Lessons 5 and 6 covered what indexes are, how to create them, and when to use them. This lesson goes inside the database engine to explain what actually happens when a query runs — how the query optimizer decides whether to use an index, what types of index access are available, and what conditions cause the optimizer to prefer a full table scan even when an index exists. Understanding the optimizer's decision logic is what separates developers who create effective indexes from those who create indexes that are never used.

How the Database Engine Uses an Index

Index Structure — Key Values and Row Locators

An index is a separate data structure maintained by the database engine alongside the base table. It stores two things for each indexed row: the key value — the value of the indexed column or columns — and a row locator — a pointer to the physical location of the corresponding row in the base table. The key values are stored in sorted order, organized into a B-tree structure that supports fast lookup, range traversal, and ordered access.

When the engine uses an index to answer a query, it navigates the B-tree to find the matching key values, retrieves the row locators for those keys, and then fetches the corresponding rows from the base table using those locators. This two-step process — index lookup followed by row fetch — is faster than a full table scan for selective queries, because the index navigation eliminates the need to examine every row in the table.

An Index Is Not Automatically Used

A common assumption among developers new to database performance is that creating an index guarantees it will be used. This is incorrect. Whether an index is used for a given query depends on three conditions, all of which must be true: current statistics must be available, a suitable index must exist for the query's access pattern, and the optimizer must estimate that using the index costs less than a full table scan.
If any of these conditions is not met, the optimizer chooses a full table scan. The index may exist, may be correctly defined, and may be perfectly suited to the query — but if statistics are stale or the query returns a large fraction of the table's rows, the optimizer still chooses the scan.

The Cost-Based Optimizer

Modern relational databases use a cost-based optimizer — a component of the query engine that estimates the execution cost of candidate query plans and selects the lowest-cost plan. Cost is measured in units of I/O operations, CPU cycles, and memory usage, weighted according to the engine's configuration. For each candidate plan, the optimizer estimates how many rows will be processed, how many pages will be read from storage, and how much memory the operation requires.

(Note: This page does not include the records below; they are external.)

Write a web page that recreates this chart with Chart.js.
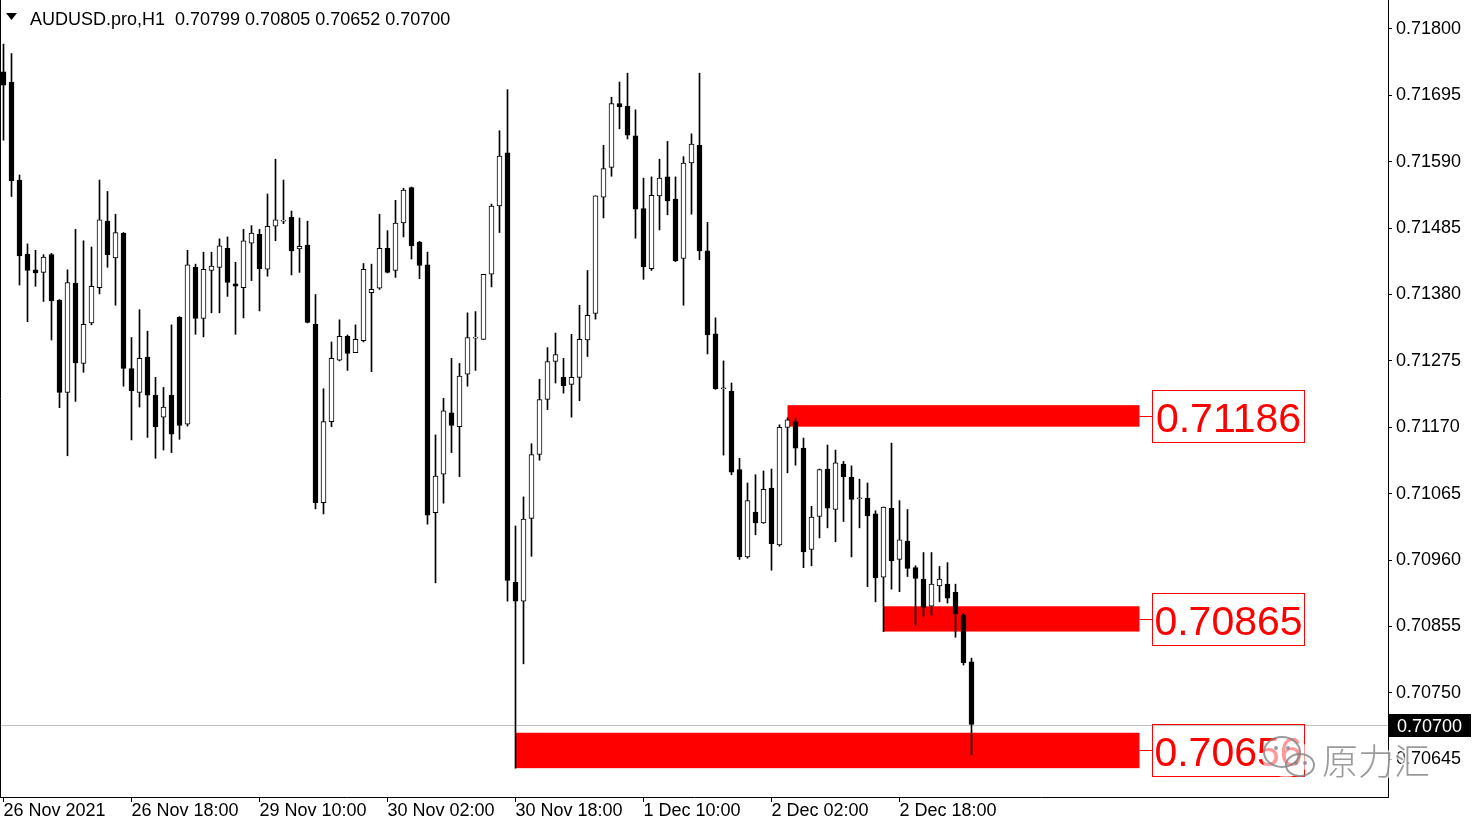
<!DOCTYPE html>
<html>
<head>
<meta charset="utf-8">
<title>AUDUSD.pro,H1</title>
<script src="https://cdn.jsdelivr.net/npm/chart.js@4.4.1/dist/chart.umd.min.js"></script>
<style>
  html, body { margin: 0; padding: 0; background: #fff; }
  canvas { display: block; }
</style>
</head>
<body>
<canvas id="chart" width="1480" height="826"></canvas>
<script>
// AUDUSD H1, 26 Nov 02:00 .. 3 Dec 03:00 (one bar per hour)
const symbol = 'AUDUSD.pro,H1';

const open = [
  0.71732, 0.71716, 0.71561, 0.71444, 0.71419, 0.71415, 0.71443, 0.71371, 0.71225, 0.71398,
  0.71271, 0.71335, 0.71391, 0.71496, 0.71438, 0.71477, 0.71263, 0.71225, 0.71281, 0.71221,
  0.71186, 0.71221, 0.71344, 0.71175, 0.71423, 0.71342, 0.71418, 0.71423, 0.71453, 0.71397,
  0.71391, 0.71461, 0.71475, 0.71420, 0.71488, 0.71496, 0.71502, 0.71452, 0.71458, 0.71333,
  0.71051, 0.71179, 0.71276, 0.71314, 0.71288, 0.71307, 0.71383, 0.71390, 0.71453, 0.71418,
  0.71493, 0.71549, 0.71463, 0.71427, 0.71035, 0.71096, 0.71193, 0.71171, 0.71254, 0.71311,
  0.71309, 0.71412, 0.71520, 0.71604, 0.70925, 0.70895, 0.71026, 0.71127, 0.71214, 0.71274,
  0.71249, 0.71238, 0.71249, 0.71308, 0.71350, 0.71534, 0.71581, 0.71682, 0.71678, 0.71631,
  0.71516, 0.71421, 0.71536, 0.71566, 0.71531, 0.71437, 0.71588, 0.71616, 0.71449, 0.71318,
  0.71231, 0.71227, 0.71103, 0.70965, 0.71036, 0.71019, 0.71074, 0.70984, 0.71170, 0.71179,
  0.71137, 0.70977, 0.71029, 0.71104, 0.71040, 0.71112, 0.71091, 0.71057, 0.71058, 0.71033,
  0.70933, 0.71042, 0.70961, 0.70990, 0.70948, 0.70930, 0.70887, 0.70919, 0.70922, 0.70909,
  0.70873, 0.70799
];
const high = [
  0.71776, 0.71761, 0.71569, 0.71460, 0.71450, 0.71443, 0.71445, 0.71372, 0.71419, 0.71483,
  0.71465, 0.71455, 0.71561, 0.71543, 0.71507, 0.71478, 0.71312, 0.71356, 0.71322, 0.71249,
  0.71233, 0.71332, 0.71345, 0.71450, 0.71428, 0.71447, 0.71447, 0.71468, 0.71471, 0.71431,
  0.71483, 0.71489, 0.71483, 0.71539, 0.71594, 0.71561, 0.71512, 0.71501, 0.71496, 0.71380,
  0.71231, 0.71305, 0.71340, 0.71316, 0.71332, 0.71429, 0.71428, 0.71507, 0.71481, 0.71529,
  0.71548, 0.71550, 0.71464, 0.71447, 0.71158, 0.71216, 0.71279, 0.71271, 0.71351, 0.71353,
  0.71412, 0.71523, 0.71639, 0.71704, 0.71014, 0.71060, 0.71144, 0.71246, 0.71296, 0.71319,
  0.71279, 0.71317, 0.71363, 0.71418, 0.71536, 0.71616, 0.71692, 0.71716, 0.71730, 0.71672,
  0.71564, 0.71566, 0.71594, 0.71622, 0.71566, 0.71598, 0.71634, 0.71730, 0.71494, 0.71343,
  0.71275, 0.71240, 0.71121, 0.71082, 0.71095, 0.71101, 0.71104, 0.71174, 0.71185, 0.71184,
  0.71153, 0.71045, 0.71104, 0.71142, 0.71134, 0.71116, 0.71109, 0.71088, 0.71082, 0.71038,
  0.71044, 0.71145, 0.71054, 0.71040, 0.70951, 0.70972, 0.70972, 0.70950, 0.70956, 0.70922,
  0.70876, 0.70805
];
const low = [
  0.71624, 0.71535, 0.71395, 0.71337, 0.71393, 0.71369, 0.71308, 0.71201, 0.71125, 0.71211,
  0.71257, 0.71332, 0.71381, 0.71423, 0.71363, 0.71235, 0.71150, 0.71202, 0.71154, 0.71121,
  0.71134, 0.71130, 0.71151, 0.71172, 0.71317, 0.71313, 0.71351, 0.71351, 0.71377, 0.71317,
  0.71343, 0.71402, 0.71354, 0.71409, 0.71465, 0.71492, 0.71411, 0.71415, 0.71335, 0.71041,
  0.71033, 0.71171, 0.71275, 0.71260, 0.71288, 0.71305, 0.71258, 0.71388, 0.71414, 0.71407,
  0.71471, 0.71436, 0.71405, 0.71017, 0.70924, 0.71050, 0.71130, 0.71092, 0.71235, 0.71260,
  0.71309, 0.71392, 0.71478, 0.70895, 0.70631, 0.70796, 0.70966, 0.71118, 0.71198, 0.71240,
  0.71224, 0.71186, 0.71212, 0.71282, 0.71341, 0.71501, 0.71567, 0.71642, 0.71626, 0.71469,
  0.71404, 0.71418, 0.71482, 0.71506, 0.71432, 0.71363, 0.71507, 0.71435, 0.71286, 0.71230,
  0.71126, 0.71095, 0.70961, 0.70963, 0.71000, 0.71018, 0.70944, 0.70982, 0.71098, 0.71110,
  0.70948, 0.70951, 0.70995, 0.71011, 0.70989, 0.71021, 0.70965, 0.71011, 0.70918, 0.70894,
  0.70847, 0.70914, 0.70910, 0.70934, 0.70857, 0.70871, 0.70873, 0.70894, 0.70892, 0.70838,
  0.70794, 0.70652
];
const close = [
  0.71711, 0.71560, 0.71441, 0.71418, 0.71414, 0.71439, 0.71370, 0.71225, 0.71399, 0.71272,
  0.71333, 0.71393, 0.71498, 0.71443, 0.71478, 0.71263, 0.71228, 0.71279, 0.71221, 0.71171,
  0.71202, 0.71159, 0.71173, 0.71427, 0.71342, 0.71420, 0.71425, 0.71457, 0.71399, 0.71393,
  0.71465, 0.71477, 0.71421, 0.71488, 0.71498, 0.71496, 0.71449, 0.71456, 0.71336, 0.71051,
  0.71179, 0.71279, 0.71314, 0.71287, 0.71309, 0.71420, 0.71388, 0.71453, 0.71415, 0.71493,
  0.71545, 0.71457, 0.71426, 0.71031, 0.71093, 0.71196, 0.71173, 0.71251, 0.71312, 0.71311,
  0.71412, 0.71520, 0.71599, 0.70928, 0.70895, 0.71025, 0.71127, 0.71214, 0.71274, 0.71285,
  0.71236, 0.71249, 0.71309, 0.71347, 0.71536, 0.71579, 0.71682, 0.71677, 0.71632, 0.71515,
  0.71424, 0.71537, 0.71564, 0.71528, 0.71433, 0.71588, 0.71618, 0.71449, 0.71316, 0.71231,
  0.71231, 0.71099, 0.70965, 0.71054, 0.71019, 0.71072, 0.70986, 0.71170, 0.71182, 0.71137,
  0.70973, 0.71028, 0.71103, 0.71042, 0.71114, 0.71092, 0.71056, 0.71057, 0.71030, 0.70932,
  0.71044, 0.70959, 0.70992, 0.70947, 0.70931, 0.70885, 0.70922, 0.70930, 0.70900, 0.70875,
  0.70798, 0.70700
];

// time axis: a label every 16 bars
const tickLabels = ['26 Nov 2021', '26 Nov 18:00', '29 Nov 10:00', '30 Nov 02:00',
  '30 Nov 18:00', '1 Dec 10:00', '2 Dec 02:00', '2 Dec 18:00'];
const tickStep = 16;

const priceTicks = [0.71800, 0.71695, 0.71590, 0.71485, 0.71380, 0.71275,
  0.71170, 0.71065, 0.70960, 0.70855, 0.70750, 0.70645];

// red zones (bar index where they start / end, price range, label)
const zoneFrom = [98, 110, 64];
const zoneTo = [142, 142, 142];
const zoneTop = [0.71205, 0.70887, 0.70687];
const zoneBottom = [0.71171, 0.70847, 0.70631];
const zoneLabels = ['0.71186', '0.70865', '0.70656'];

const FONT = 'Liberation Sans, Arial, sans-serif';
const last = close.length - 1;

const bodies = open.map((o, i) => ({ x: i, y: [Math.min(o, close[i]), Math.max(o, close[i])] }));
const wicks = open.map((o, i) => ({ x: i, y: [low[i], high[i]] }));
const bodyFill = open.map((o, i) => (close[i] < o ? '#000000' : '#ffffff'));

const mt4Overlay = {
  id: 'mt4Overlay',
  beforeDatasetsDraw(chart) {
    const { ctx, chartArea: a, scales: { x, y } } = chart;
    ctx.save();
    // zones
    ctx.fillStyle = '#ff0000';
    zoneFrom.forEach((f, k) => {
      const x0 = x.getPixelForValue(f), x1 = x.getPixelForValue(zoneTo[k]);
      const y0 = y.getPixelForValue(zoneTop[k]), y1 = y.getPixelForValue(zoneBottom[k]);
      ctx.fillRect(x0, y0, x1 - x0, y1 - y0);
    });
    // current price line
    const yp = Math.round(y.getPixelForValue(close[last])) + 0.5;
    ctx.strokeStyle = '#c0c0c0';
    ctx.lineWidth = 1;
    ctx.beginPath();
    ctx.moveTo(a.left, yp);
    ctx.lineTo(a.right, yp);
    ctx.stroke();
    ctx.restore();
  },
  afterDraw(chart) {
    const { ctx, chartArea: a, scales: { x, y } } = chart;
    ctx.save();
    // left frame line
    ctx.strokeStyle = '#000';
    ctx.lineWidth = 1;
    ctx.beginPath();
    ctx.moveTo(0.5, 0);
    ctx.lineTo(0.5, a.bottom);
    ctx.stroke();

    // title
    ctx.fillStyle = '#000';
    ctx.beginPath();
    ctx.moveTo(6, 13);
    ctx.lineTo(17, 13);
    ctx.lineTo(11.5, 20);
    ctx.closePath();
    ctx.fill();
    ctx.font = '18px ' + FONT;
    ctx.textBaseline = 'alphabetic';
    ctx.textAlign = 'left';
    const ohlc = [open[last], high[last], low[last], close[last]].map(v => v.toFixed(5)).join(' ');
    ctx.fillText(symbol + '  ' + ohlc, 30, 25);

    // zone label boxes
    zoneFrom.forEach((f, k) => {
      const x1 = x.getPixelForValue(zoneTo[k]);
      const ym = (y.getPixelForValue(zoneTop[k]) + y.getPixelForValue(zoneBottom[k])) / 2;
      const bx = Math.round(x1) + 12, bw = 152, bh = 52;
      const by = Math.round(ym - bh / 2);
      ctx.strokeStyle = '#ff0000';
      ctx.lineWidth = 1;
      ctx.beginPath();
      ctx.moveTo(x1, Math.round(ym) + 0.5);
      ctx.lineTo(bx, Math.round(ym) + 0.5);
      ctx.stroke();
      ctx.strokeRect(bx + 0.5, by + 0.5, bw, bh);
      ctx.fillStyle = '#ff0000';
      ctx.font = '41px ' + FONT;
      ctx.textAlign = 'center';
      ctx.fillText(zoneLabels[k], bx + bw / 2 + 0.5, ym + 16);
    });

    // price tag on the axis
    const yp = y.getPixelForValue(close[last]);
    ctx.fillStyle = '#000';
    ctx.fillRect(a.right + 1, Math.round(yp) - 11, 82, 23);
    ctx.fillStyle = '#fff';
    ctx.font = '18px ' + FONT;
    ctx.textAlign = 'left';
    ctx.fillText(close[last].toFixed(5), a.right + 9, Math.round(yp) + 7);

    // watermark
    ctx.fillStyle = 'rgba(255,255,255,0.6)';
    ctx.beginPath();
    ctx.ellipse(1286, 757, 24, 20, 0, 0, Math.PI * 2);
    ctx.fill();
    ctx.strokeStyle = 'rgba(130,130,130,0.8)';
    ctx.lineWidth = 2;
    ctx.beginPath();
    ctx.ellipse(1282, 752, 18, 15, 0, 0, Math.PI * 2);
    ctx.stroke();
    ctx.beginPath();
    ctx.ellipse(1300, 765, 14, 11, 0, 0, Math.PI * 2);
    ctx.stroke();
    ctx.fillStyle = 'rgba(130,130,130,0.8)';
    [[1276, 748], [1288, 748], [1296, 763], [1305, 763]].forEach(([cx, cy]) => {
      ctx.beginPath();
      ctx.arc(cx, cy, 2, 0, Math.PI * 2);
      ctx.fill();
    });
    ctx.font = '300 36px "Noto Sans CJK SC", sans-serif';
    ctx.textAlign = 'left';
    ctx.lineWidth = 4;
    ctx.strokeStyle = 'rgba(255,255,255,0.7)';
    ctx.strokeText('原力汇', 1322, 775);
    ctx.fillStyle = 'rgba(120,120,120,0.75)';
    ctx.fillText('原力汇', 1322, 775);
    ctx.restore();
  }
};

const ctx = document.getElementById('chart').getContext('2d');

const chart = new Chart(ctx, {
  type: 'bar',
  data: {
    datasets: [
      {
        data: bodies,
        backgroundColor: bodyFill,
        borderColor: '#000000',
        borderWidth: 1,
        borderSkipped: false,
        barThickness: 5,
        minBarLength: 1,
        grouped: false,
        order: 0
      },
      {
        data: wicks,
        backgroundColor: '#000000',
        borderWidth: 0,
        barThickness: 1,
        grouped: false,
        order: 1
      }
    ]
  },
  options: {
    responsive: false,
    animation: false,
    devicePixelRatio: 1,
    layout: { padding: 0 },
    plugins: {
      legend: { display: false },
      tooltip: { enabled: false }
    },
    scales: {
      x: {
        type: 'linear',
        bounds: 'data',
        min: -0.4375,
        max: 173.0625,
        offset: false,
        afterBuildTicks: s => { s.ticks = tickLabels.map((t, k) => ({ value: k * tickStep })); },
        afterFit: s => { s.height = 29; s.paddingLeft = 0; s.paddingRight = 0; },
        grid: { offset: false, drawOnChartArea: false, drawTicks: true, tickLength: 5, color: '#000' },
        border: { display: true, color: '#000', width: 1 },
        ticks: {
          autoSkip: false,
          maxRotation: 0,
          align: 'start',
          padding: -2,
          color: '#000',
          font: { family: FONT, size: 18 },
          callback: (v, k) => tickLabels[k]
        }
      },
      y: {
        type: 'linear',
        position: 'right',
        bounds: 'data',
        min: 0.705854,
        max: 0.718457,
        afterBuildTicks: s => { s.ticks = priceTicks.map(v => ({ value: v })); },
        afterFit: s => { s.width = 92; s.paddingTop = 0; s.paddingBottom = 0; },
        grid: { drawOnChartArea: false, drawTicks: true, tickLength: 4, color: '#000' },
        border: { display: true, color: '#000', width: 1 },
        ticks: {
          padding: 4,
          color: '#000',
          font: { family: FONT, size: 18 },
          callback: v => v.toFixed(5)
        }
      }
    }
  },
  plugins: [mt4Overlay]
});
</script>
</body>
</html>
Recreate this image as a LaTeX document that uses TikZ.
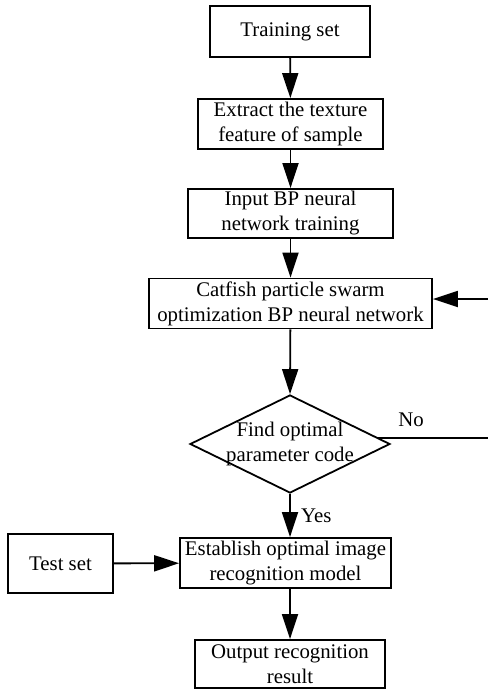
\documentclass[tikz,border=0pt]{standalone}
\usepackage{fontspec}
\setmainfont{Liberation Serif}
\usetikzlibrary{arrows.meta,shapes.geometric,calc}
\begin{document}
\begin{tikzpicture}[x=1pt,y=-1pt,
  font=\fontsize{20.8}{25}\selectfont,
  stepbox/.style={draw,line width=1.8pt,inner sep=0pt,align=center},
  flow/.style={line width=1.8pt,-{Triangle[length=25pt,width=16pt]}},
  plain/.style={line width=1.8pt}]
\useasboundingbox (0,0) rectangle (487,690);

% process boxes
\node[stepbox,minimum width=160,minimum height=51] (train) at (290,31.5) {Training set};
\node[stepbox,minimum width=185,minimum height=50] (feat) at (290.5,124) {Extract the texture\\feature of sample};
\node[stepbox,minimum width=205,minimum height=49] (bp) at (290.5,213.5) {Input BP neural\\network training};
\node[stepbox,minimum width=283,minimum height=50] (cat) at (290.5,303.5) {Catfish particle swarm\\optimization BP neural network};

% decision
\node[diamond,draw,line width=1.8pt,inner sep=0pt,minimum width=200,minimum height=98] (dia) at (290,444) {};
\node[align=center,inner sep=0pt] (diatext) at (290,444) {Find optimal\\parameter code};

\node[stepbox,minimum width=211,minimum height=50] (est) at (285.5,563) {Establish optimal image\\recognition model};
\node[stepbox,minimum width=105,minimum height=59] (test) at (60.5,563.5) {Test set};
\node[stepbox,minimum width=190,minimum height=48] (out) at (290,664) {Output recognition\\result};

% labels
\node[inner sep=0pt] (nolab) at (411,420) {No};
\node[anchor=west,inner sep=0pt] (yeslab) at (301,516) {Yes};

% main flow
\draw[flow] (train) -- (feat);
\draw[flow] (feat) -- (bp);
\draw[flow] (bp) -- (cat);
\draw[flow] (cat) -- (dia.north);
\draw[flow] (dia.south) -- (dia.south |- est.north);
\draw[flow] (test) -- (est);
\draw[flow] (out.north |- est.south) -- (out);

% feedback loop on "No"
\coordinate (loopX) at (496,299);
\draw[plain] (dia.4) -- (dia.4 -| loopX) -- (loopX);
\draw[flow] (loopX) -- (cat.east |- loopX);
\end{tikzpicture}
\end{document}
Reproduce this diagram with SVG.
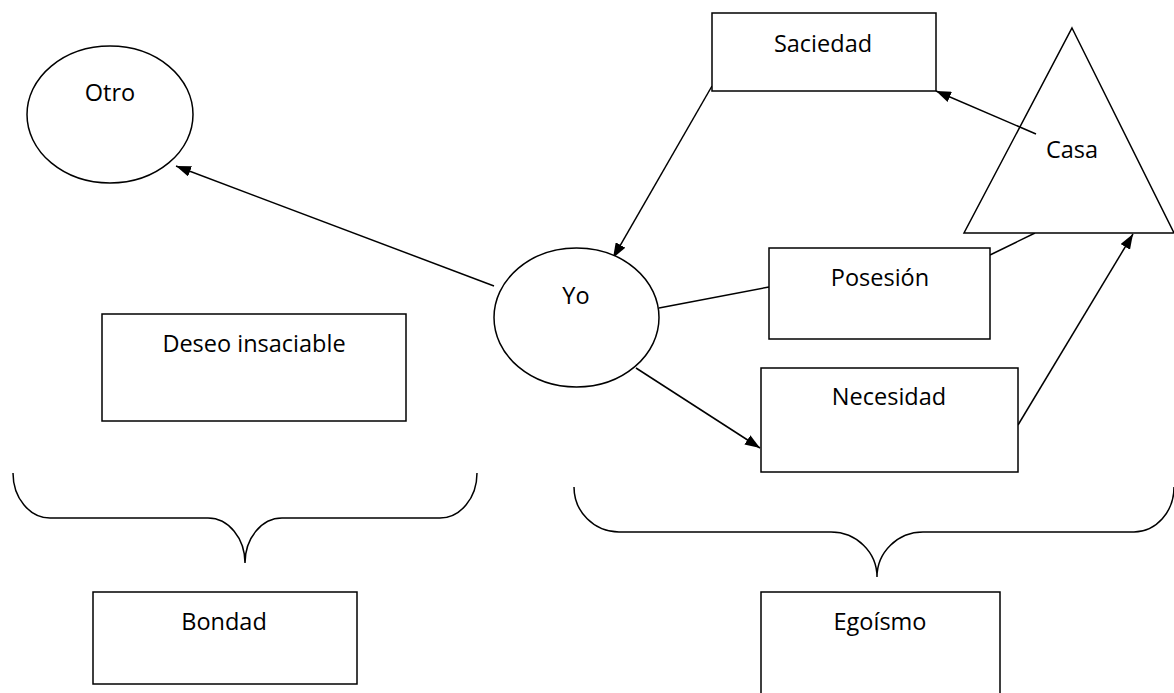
<svg xmlns="http://www.w3.org/2000/svg" width="1174" height="693" viewBox="0 0 1174 693">
  <style>
    .shape { fill: #ffffff; stroke: #000000; stroke-width: 1.5; }
    .link { fill: none; stroke: #000000; stroke-width: 1.5; }
    .brace { fill: none; stroke: #000000; stroke-width: 1.5; }
    .label { font-family: "Open Sans", "Liberation Sans", sans-serif; font-size: 23.5px; fill: #000000; text-anchor: middle; }
  </style>
  <defs>
    <marker id="arrow" viewBox="0 0 15 11" refX="15" refY="5.5" markerWidth="15" markerHeight="11" markerUnits="userSpaceOnUse" orient="auto">
      <path d="M0,0 L15,5.5 L0,11 Z" fill="#000000"/>
    </marker>
  </defs>
  <rect width="1174" height="693" fill="#ffffff"/>

  <!-- connectors -->
  <g id="connectors">
    <line class="link" x1="494" y1="286" x2="176" y2="166" marker-end="url(#arrow)"/>
    <line class="link" x1="712" y1="86" x2="613" y2="258" marker-end="url(#arrow)"/>
    <line class="link" x1="659" y1="308" x2="769" y2="287"/>
    <line class="link" x1="636" y1="368" x2="760" y2="448" marker-end="url(#arrow)"/>
    <line class="link" x1="990" y1="255" x2="1035" y2="233"/>
    <line class="link" x1="1018" y1="425" x2="1133" y2="234" marker-end="url(#arrow)"/>
  </g>

  <g id="node-otro">
    <ellipse class="shape" cx="110" cy="114.5" rx="83" ry="68.5"/>
    <text class="label" x="110" y="101">Otro</text>
  </g>

  <g id="node-yo">
    <ellipse class="shape" cx="576.5" cy="317.5" rx="82.5" ry="69.5"/>
    <text class="label" x="576" y="304">Yo</text>
  </g>

  <g id="node-saciedad">
    <rect class="shape" x="712" y="13" width="224" height="78"/>
    <text class="label" x="823" y="52">Saciedad</text>
  </g>

  <g id="node-casa">
    <polygon class="shape" points="1072,28 1174,233 964,233"/>
    <text class="label" x="1072" y="158">Casa</text>
  </g>

  <!-- Casa to Saciedad arrow sits on top of the triangle -->
  <g id="connector-casa-saciedad">
    <line class="link" x1="1036" y1="134" x2="936" y2="91" marker-end="url(#arrow)"/>
  </g>

  <g id="node-posesion">
    <rect class="shape" x="769" y="248" width="221" height="91"/>
    <text class="label" x="880" y="286">Posesión</text>
  </g>

  <g id="node-necesidad">
    <rect class="shape" x="761" y="368" width="257" height="104"/>
    <text class="label" x="889" y="405">Necesidad</text>
  </g>

  <g id="node-deseo">
    <rect class="shape" x="102" y="314" width="304" height="107"/>
    <text class="label" x="254" y="352">Deseo insaciable</text>
  </g>

  <g id="brace-left">
    <path class="brace" d="M13,473 A37,45 0 0 0 50,518 L208,518 A37,45 0 0 1 245,563 A37,45 0 0 1 282,518 L440,518 A37,45 0 0 0 477,473"/>
  </g>

  <g id="brace-right">
    <path class="brace" d="M574,487 A45,45 0 0 0 619,532 L831,532 A46,45 0 0 1 877,577 A46,45 0 0 1 923,532 L1134,532 A40,45 0 0 0 1174,487"/>
  </g>

  <g id="node-bondad">
    <rect class="shape" x="93" y="592" width="264" height="92"/>
    <text class="label" x="224" y="630">Bondad</text>
  </g>

  <g id="node-egoismo">
    <rect class="shape" x="761" y="592" width="239" height="110"/>
    <text class="label" x="880" y="630">Egoísmo</text>
  </g>
</svg>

The optimizer does not execute candidate plans to measure their cost — it estimates cost using statistics stored in the database's system catalog. These statistics include the number of rows in each table, the number of distinct values in each column (cardinality), and histogram data showing how values are distributed. The quality of the optimizer's decisions is directly proportional to the accuracy of these statistics.


Query Optimizer Decision Logic

Query Shape and Available Statistics

The optimizer examines the query's shape — its predicates, join conditions, ORDER BY clauses, and the columns referenced in SELECT — and matches that shape against the available indexes and statistics. A query with a selective WHERE clause on an indexed column is a strong candidate for index access. A query that selects all columns from a table without any WHERE clause is a candidate for a full table scan regardless of what indexes exist.

The diagram below (Figure 4-7.1) shows the three sequential decisions the optimizer makes. All three conditions must evaluate to YES for the optimizer to choose the index access path. A NO at any decision point routes execution to a full table scan.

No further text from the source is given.